Extract every line where the string "this" appears.

--- Begin PROVIDED DATA ---

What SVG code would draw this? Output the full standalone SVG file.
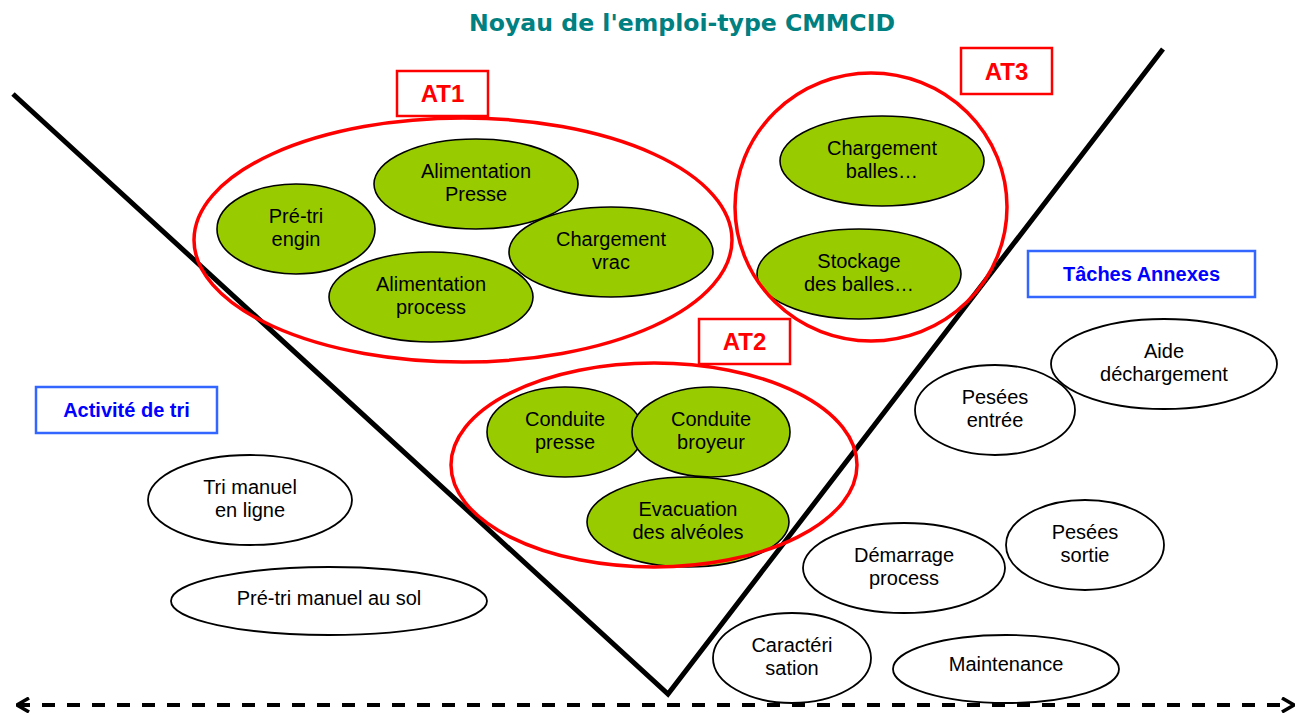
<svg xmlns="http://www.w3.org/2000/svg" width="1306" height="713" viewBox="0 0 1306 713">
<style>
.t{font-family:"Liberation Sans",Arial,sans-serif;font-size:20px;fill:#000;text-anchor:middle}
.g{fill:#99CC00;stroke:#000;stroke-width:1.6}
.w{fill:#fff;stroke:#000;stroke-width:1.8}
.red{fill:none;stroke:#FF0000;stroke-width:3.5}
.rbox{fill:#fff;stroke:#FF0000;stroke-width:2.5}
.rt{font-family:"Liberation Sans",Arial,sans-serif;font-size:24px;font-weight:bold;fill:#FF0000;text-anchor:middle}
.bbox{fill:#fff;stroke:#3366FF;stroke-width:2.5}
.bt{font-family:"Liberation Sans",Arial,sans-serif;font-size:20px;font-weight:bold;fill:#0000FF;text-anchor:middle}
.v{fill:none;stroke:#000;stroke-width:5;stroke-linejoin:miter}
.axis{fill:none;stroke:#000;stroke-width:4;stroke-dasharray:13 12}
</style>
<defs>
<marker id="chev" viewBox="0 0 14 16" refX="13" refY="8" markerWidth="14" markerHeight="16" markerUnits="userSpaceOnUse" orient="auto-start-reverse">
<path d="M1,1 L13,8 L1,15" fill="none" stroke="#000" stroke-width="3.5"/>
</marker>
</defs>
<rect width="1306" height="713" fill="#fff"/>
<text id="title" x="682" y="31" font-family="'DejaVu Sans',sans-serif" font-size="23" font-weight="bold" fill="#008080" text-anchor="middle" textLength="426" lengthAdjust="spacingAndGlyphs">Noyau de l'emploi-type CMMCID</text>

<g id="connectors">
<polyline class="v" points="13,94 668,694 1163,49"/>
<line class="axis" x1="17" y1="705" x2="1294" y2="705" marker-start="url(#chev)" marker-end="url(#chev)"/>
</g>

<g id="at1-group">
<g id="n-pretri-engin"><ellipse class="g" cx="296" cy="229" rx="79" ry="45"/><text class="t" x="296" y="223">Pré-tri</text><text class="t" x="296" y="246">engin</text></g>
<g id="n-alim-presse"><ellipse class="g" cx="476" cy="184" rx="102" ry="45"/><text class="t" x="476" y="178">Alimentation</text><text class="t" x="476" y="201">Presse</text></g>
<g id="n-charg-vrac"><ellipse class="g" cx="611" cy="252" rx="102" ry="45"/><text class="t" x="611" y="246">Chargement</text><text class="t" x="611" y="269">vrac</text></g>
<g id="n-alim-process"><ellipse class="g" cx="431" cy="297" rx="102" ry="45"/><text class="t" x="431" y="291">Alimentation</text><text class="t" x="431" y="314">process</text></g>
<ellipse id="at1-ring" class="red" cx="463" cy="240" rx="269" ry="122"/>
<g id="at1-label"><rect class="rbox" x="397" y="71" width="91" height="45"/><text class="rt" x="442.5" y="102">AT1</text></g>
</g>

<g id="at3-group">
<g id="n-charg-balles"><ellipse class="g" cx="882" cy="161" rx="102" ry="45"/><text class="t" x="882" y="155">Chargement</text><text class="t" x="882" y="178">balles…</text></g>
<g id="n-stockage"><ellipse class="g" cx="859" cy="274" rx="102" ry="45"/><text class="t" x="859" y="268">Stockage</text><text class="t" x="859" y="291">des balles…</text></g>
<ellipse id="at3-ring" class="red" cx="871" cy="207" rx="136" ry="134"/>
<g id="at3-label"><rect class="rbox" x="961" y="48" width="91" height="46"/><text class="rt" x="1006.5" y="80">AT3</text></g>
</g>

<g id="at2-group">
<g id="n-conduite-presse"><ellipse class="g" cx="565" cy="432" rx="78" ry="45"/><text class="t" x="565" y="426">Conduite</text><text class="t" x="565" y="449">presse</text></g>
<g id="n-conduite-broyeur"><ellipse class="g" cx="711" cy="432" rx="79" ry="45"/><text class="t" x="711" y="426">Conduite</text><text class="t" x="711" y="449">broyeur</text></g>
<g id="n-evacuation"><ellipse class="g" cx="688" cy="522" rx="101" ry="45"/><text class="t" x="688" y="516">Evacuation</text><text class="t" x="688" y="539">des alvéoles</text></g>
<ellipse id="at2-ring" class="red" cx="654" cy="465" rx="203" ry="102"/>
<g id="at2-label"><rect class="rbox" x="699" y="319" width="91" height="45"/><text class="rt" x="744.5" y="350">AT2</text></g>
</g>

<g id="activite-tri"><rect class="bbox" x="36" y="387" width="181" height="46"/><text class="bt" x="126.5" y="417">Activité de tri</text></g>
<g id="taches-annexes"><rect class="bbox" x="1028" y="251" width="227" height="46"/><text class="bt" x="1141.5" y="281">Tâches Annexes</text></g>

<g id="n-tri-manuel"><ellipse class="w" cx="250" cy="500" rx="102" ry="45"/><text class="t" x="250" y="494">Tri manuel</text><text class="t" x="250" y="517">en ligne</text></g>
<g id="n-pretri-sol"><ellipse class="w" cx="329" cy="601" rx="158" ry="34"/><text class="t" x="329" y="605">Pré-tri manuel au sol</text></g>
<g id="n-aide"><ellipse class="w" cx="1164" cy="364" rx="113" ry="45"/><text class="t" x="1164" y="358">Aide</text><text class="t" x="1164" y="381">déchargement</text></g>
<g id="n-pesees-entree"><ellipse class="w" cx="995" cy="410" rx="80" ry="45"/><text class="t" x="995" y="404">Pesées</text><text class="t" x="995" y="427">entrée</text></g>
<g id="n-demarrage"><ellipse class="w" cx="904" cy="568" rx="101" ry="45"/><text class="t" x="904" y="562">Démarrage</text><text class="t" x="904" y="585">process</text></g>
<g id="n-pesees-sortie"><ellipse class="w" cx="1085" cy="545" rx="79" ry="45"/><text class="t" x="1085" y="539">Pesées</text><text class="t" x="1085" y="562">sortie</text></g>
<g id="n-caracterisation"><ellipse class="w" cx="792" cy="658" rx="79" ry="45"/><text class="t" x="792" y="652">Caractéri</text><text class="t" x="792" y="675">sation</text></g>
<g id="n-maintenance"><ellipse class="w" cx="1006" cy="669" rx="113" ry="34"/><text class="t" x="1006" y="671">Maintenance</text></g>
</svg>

--- End PROVIDED DATA ---
--- Begin PROVIDED DATA ---

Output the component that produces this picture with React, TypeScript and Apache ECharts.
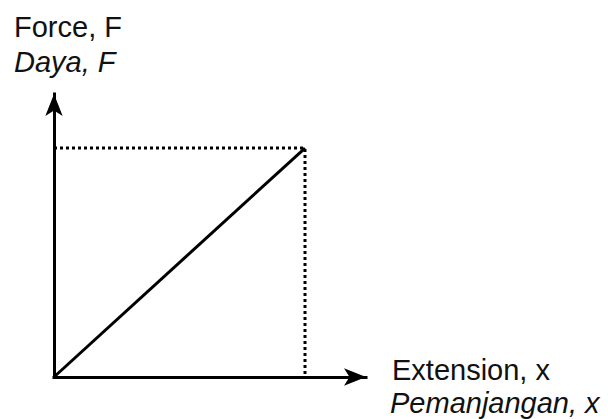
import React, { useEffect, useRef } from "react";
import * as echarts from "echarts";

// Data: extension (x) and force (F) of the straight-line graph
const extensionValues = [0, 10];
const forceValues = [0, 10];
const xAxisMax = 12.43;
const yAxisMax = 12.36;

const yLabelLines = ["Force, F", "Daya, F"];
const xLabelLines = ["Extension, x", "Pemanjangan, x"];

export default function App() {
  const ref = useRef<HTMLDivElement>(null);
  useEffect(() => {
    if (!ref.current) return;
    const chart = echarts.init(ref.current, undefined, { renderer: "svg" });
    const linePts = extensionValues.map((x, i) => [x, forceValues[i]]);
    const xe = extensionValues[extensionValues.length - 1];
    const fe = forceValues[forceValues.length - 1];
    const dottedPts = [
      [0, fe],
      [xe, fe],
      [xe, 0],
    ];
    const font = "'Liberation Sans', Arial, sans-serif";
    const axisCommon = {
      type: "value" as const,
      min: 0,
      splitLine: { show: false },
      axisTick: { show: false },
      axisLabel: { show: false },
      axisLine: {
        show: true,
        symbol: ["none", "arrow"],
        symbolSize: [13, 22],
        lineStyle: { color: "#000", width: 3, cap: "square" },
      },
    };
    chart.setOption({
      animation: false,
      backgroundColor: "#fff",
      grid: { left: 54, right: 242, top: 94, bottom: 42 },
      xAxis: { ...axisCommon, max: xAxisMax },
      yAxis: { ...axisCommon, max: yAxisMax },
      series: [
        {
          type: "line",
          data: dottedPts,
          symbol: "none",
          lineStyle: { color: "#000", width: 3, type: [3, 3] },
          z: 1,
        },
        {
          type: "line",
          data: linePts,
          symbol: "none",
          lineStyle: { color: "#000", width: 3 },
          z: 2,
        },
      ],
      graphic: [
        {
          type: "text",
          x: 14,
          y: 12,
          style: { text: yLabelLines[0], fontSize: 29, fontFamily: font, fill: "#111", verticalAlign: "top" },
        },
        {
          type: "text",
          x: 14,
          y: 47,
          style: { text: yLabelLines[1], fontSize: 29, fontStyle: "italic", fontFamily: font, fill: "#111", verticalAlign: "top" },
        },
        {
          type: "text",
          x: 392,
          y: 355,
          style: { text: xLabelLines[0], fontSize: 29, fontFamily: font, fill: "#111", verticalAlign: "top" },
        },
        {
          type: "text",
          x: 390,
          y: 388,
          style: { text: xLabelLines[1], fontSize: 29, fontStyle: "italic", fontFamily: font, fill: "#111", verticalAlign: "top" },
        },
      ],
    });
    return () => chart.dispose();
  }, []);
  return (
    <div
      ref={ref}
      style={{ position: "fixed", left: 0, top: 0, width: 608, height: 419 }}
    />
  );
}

--- End PROVIDED DATA ---
--- Begin PROVIDED DATA ---

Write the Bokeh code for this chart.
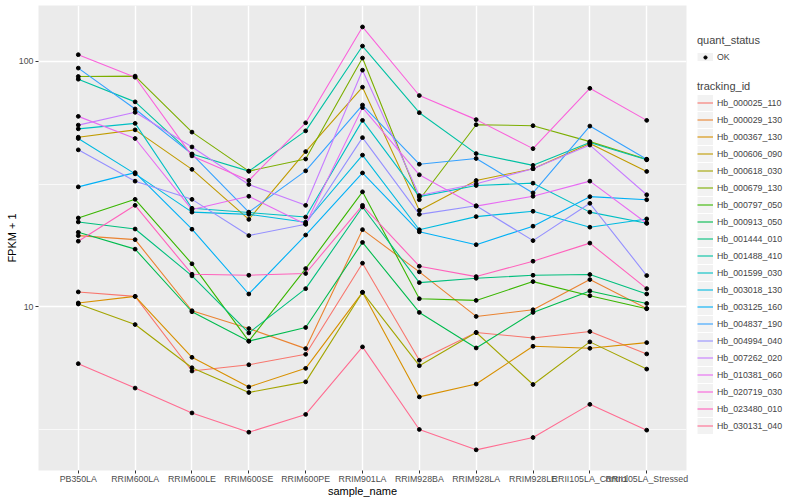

--- End PROVIDED DATA ---

* EXERCISE OUTPUT
What SVG code would draw this? Output the full standalone SVG file.
Output the component that produces this picture with React, TypeScript and Apache ECharts.
Write the Bokeh code for this chart.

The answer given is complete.